The cat spat is back.

Ohio State University confirmed yesterday that a controversial methamphetamine research project involving cats will continue, even though the lead investigator left campus after receiving death threats.

"Projects such as this one facilitate the design of treatments for humans and animals alike against many deadly viral diseases,'' OSU President Karen Holbrook said about the $1.68 million project.

Michael Podell's original five-year research plan, approved by the National Institute on Drug Abuse in October 2000, called for using up to 120 cats to determine the effect of methamphetamines on the development of the human immunodeficiency virus, which causes AIDS. The cats are infected with the feline immunodeficiency virus, given the drugs and then run through a series of experiments and surgeries before being killed and dissected.

Individuals and animal-rights groups nationwide put Podell under siege. Among the hundreds of calls and e-mails he received were several death threats, he said.

Podell's former co-investigator, Lawrence Mathes, will continue the project with pharmacologist Maria Hadjiconstantinou-Neff, using a grant of $331,782 from the National Institute on Drug Abuse.
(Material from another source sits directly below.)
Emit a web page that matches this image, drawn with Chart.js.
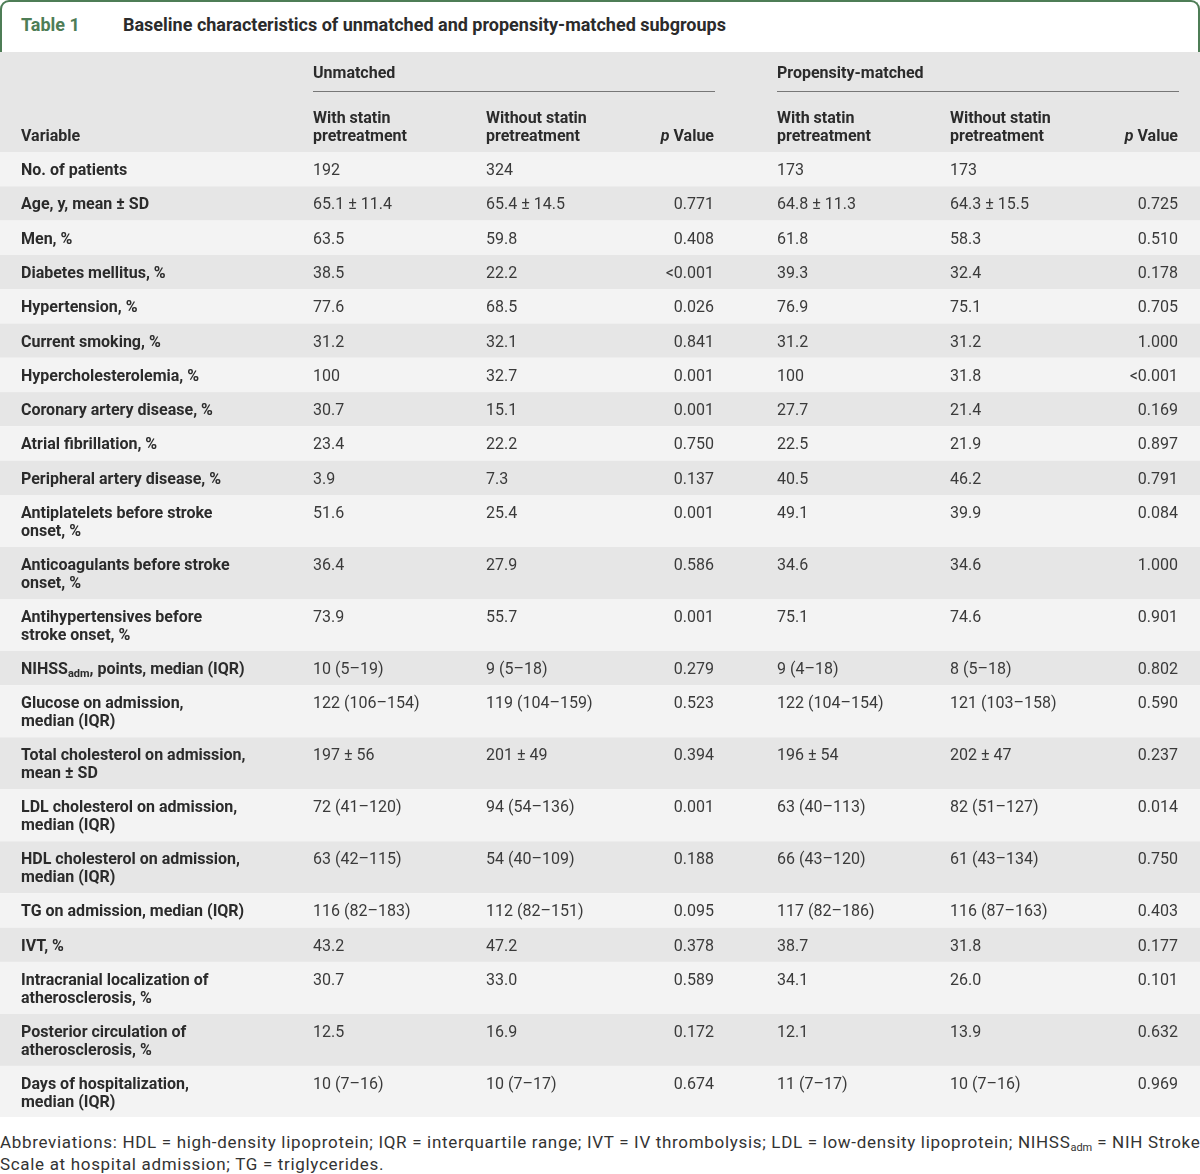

This is on top of the $723,250 previously given Podell by the agency.

Protect Our Earth's Treasures, a Columbus animal-rights group, will continue to protest the project, with a demonstration Friday at OSU's board of trustees meeting, POET director Rob Russell said.
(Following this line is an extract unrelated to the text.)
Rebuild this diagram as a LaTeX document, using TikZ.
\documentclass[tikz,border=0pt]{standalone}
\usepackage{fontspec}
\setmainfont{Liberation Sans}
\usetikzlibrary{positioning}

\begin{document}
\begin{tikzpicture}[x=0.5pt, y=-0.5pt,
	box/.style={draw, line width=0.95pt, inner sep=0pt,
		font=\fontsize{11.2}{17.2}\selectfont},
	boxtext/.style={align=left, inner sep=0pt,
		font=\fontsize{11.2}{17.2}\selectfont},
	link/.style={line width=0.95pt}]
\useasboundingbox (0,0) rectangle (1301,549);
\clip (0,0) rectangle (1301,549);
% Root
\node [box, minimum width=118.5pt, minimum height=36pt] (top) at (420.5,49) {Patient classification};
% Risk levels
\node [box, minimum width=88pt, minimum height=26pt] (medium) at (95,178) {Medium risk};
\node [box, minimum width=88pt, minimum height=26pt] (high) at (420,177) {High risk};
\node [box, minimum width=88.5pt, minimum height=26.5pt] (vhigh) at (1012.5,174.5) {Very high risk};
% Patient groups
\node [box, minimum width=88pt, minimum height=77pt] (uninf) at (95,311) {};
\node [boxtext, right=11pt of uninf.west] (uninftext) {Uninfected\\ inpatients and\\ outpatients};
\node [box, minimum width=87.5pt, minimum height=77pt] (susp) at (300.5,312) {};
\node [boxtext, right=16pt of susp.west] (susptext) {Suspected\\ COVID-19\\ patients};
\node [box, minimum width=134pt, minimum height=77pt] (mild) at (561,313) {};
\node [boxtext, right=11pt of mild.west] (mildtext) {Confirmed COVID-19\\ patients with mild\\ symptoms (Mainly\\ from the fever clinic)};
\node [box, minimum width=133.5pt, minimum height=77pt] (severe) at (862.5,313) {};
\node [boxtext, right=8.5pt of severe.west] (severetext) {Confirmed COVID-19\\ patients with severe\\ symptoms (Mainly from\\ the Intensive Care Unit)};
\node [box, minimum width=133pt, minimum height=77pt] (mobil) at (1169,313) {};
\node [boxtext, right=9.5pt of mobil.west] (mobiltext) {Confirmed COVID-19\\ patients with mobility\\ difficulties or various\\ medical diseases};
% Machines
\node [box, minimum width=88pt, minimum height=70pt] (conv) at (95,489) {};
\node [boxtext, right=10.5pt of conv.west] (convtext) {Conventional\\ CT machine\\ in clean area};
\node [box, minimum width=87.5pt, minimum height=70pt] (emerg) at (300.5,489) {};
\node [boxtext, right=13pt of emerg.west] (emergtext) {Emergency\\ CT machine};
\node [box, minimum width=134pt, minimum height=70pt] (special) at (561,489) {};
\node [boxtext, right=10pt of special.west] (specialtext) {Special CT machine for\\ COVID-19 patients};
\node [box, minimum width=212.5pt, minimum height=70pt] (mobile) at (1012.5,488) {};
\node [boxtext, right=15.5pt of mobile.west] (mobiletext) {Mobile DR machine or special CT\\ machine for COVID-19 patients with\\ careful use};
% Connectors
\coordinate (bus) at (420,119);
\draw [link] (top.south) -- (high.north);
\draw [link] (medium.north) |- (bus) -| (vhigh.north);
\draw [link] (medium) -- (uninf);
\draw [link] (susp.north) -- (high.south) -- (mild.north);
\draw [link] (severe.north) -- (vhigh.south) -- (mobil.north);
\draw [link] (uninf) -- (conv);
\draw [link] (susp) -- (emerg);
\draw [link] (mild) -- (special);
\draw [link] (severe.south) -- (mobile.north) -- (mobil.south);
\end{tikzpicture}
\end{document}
Russell said OSU correspondence obtained through an open-records request shows that public relations, rather than science, is behind the project renewal.

An e-mail allegedly sent June 10 by Earle Holland, OSU director of research communications, to campus lab animal director William Yonushonis, states: "NIH (National Institutes of Health) is very interested in having the work continue here under the direction of another investigator so that it doesn't look like the animal-rights protesters won on this issue.''

C. Bradley Moore, OSU vice president for research, said public relations "doesn't influence my actions and my support for doing animal research.''

Cats will continue to be used at some point by Mathes, said Moore, but the short-term focus will be on laboratory cellular studies that don't require the killing of animals.
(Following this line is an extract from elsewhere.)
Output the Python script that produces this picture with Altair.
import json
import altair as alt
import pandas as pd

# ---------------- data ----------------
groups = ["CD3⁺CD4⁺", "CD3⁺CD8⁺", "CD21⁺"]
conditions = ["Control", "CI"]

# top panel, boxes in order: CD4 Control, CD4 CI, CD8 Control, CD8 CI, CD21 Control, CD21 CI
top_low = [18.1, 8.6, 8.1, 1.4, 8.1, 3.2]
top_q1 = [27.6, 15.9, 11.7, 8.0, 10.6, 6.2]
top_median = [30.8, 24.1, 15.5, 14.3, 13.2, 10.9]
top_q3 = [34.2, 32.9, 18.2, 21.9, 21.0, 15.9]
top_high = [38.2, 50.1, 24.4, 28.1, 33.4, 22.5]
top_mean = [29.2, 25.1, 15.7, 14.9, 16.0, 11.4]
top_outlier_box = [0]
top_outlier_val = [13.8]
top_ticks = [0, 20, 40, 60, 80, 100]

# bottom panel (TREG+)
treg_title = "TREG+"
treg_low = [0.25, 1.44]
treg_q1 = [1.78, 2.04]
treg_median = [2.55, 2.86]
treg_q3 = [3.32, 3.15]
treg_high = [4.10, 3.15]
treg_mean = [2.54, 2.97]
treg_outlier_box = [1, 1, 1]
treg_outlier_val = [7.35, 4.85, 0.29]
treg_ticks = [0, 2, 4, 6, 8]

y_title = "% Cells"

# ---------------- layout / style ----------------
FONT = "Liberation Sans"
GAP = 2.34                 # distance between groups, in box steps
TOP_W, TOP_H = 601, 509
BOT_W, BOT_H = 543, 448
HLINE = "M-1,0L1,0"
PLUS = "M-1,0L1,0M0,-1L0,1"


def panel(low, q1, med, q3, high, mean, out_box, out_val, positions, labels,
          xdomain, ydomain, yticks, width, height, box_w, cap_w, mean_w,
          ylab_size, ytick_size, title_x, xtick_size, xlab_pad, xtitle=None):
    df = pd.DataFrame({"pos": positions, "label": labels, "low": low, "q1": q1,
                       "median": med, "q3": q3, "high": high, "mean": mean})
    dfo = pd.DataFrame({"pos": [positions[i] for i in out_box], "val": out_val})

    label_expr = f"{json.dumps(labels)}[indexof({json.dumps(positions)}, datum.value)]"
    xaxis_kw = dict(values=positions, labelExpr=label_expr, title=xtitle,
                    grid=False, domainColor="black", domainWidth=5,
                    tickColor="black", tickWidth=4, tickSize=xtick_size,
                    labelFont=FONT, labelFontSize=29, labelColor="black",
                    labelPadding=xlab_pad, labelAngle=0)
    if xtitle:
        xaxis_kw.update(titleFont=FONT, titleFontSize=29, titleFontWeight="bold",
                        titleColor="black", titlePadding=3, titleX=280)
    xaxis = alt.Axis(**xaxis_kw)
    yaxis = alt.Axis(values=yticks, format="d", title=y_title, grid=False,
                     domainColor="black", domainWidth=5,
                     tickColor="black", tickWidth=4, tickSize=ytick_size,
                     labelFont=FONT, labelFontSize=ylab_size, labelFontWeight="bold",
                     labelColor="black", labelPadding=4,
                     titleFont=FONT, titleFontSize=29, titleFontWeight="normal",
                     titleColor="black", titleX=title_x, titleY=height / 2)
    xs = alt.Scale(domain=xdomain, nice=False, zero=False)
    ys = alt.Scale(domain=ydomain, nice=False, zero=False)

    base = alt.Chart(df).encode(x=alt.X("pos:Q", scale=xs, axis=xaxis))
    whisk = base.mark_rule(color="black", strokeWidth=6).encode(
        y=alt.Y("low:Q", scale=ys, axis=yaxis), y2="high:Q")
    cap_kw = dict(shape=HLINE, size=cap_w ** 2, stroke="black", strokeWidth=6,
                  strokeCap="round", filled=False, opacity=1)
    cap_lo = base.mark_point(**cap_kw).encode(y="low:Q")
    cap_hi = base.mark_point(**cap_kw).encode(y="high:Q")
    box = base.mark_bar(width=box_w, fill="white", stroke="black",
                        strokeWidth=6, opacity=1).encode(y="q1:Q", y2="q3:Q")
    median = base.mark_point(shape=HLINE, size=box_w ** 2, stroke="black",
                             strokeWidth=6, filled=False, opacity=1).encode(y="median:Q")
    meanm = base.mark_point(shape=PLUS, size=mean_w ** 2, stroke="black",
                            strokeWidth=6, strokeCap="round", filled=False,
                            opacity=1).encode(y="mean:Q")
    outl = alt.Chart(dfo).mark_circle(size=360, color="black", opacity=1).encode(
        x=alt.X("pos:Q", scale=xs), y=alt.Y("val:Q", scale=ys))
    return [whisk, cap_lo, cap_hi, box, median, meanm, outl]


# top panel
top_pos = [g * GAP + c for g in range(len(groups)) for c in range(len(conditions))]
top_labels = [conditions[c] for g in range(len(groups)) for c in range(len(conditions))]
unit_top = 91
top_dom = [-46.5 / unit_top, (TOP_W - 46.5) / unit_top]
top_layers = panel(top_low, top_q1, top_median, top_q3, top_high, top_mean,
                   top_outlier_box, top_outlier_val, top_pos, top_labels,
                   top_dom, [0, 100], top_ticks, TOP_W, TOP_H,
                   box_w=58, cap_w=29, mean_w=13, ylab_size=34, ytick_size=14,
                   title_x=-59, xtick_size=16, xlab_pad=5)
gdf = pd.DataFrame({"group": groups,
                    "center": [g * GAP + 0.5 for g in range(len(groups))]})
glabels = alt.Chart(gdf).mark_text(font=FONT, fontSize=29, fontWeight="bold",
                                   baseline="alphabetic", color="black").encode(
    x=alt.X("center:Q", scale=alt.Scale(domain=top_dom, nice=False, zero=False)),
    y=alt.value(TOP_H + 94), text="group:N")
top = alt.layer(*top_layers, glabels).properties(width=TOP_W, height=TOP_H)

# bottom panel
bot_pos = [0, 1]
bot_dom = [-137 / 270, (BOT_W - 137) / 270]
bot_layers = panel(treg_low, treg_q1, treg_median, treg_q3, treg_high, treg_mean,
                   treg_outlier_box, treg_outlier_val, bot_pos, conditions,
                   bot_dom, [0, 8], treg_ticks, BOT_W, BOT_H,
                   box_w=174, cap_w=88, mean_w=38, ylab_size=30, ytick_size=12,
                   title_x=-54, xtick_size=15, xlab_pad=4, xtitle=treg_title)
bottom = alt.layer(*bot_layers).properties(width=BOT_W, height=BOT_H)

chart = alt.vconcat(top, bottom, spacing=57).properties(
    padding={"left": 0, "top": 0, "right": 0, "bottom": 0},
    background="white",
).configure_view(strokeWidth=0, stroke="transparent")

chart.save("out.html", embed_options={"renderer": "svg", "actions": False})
Mathes and Hadjiconstantinou-Neff will continue Podell's work to determine whether methamphetamines stimulate the replication of HIV in humans. Cats are being used because researchers view the feline immunodeficiency virus as an animal model for HIV.

Mathes, professor of veterinary biosciences and director of OSU's Center for Retrovirus Research, was involved in research a quarter-century ago that developed the first vaccine against the feline virus.

Although Mathes has used cats in past research, POET didn't object since his goal was to cure the disease in cats, Russell said.

POET contends that the feline virus is not a valid model for HIV, and the topic is being explored elsewhere without sacrificing animals.

"It's still the same wasteful project it was before,'' Russell said.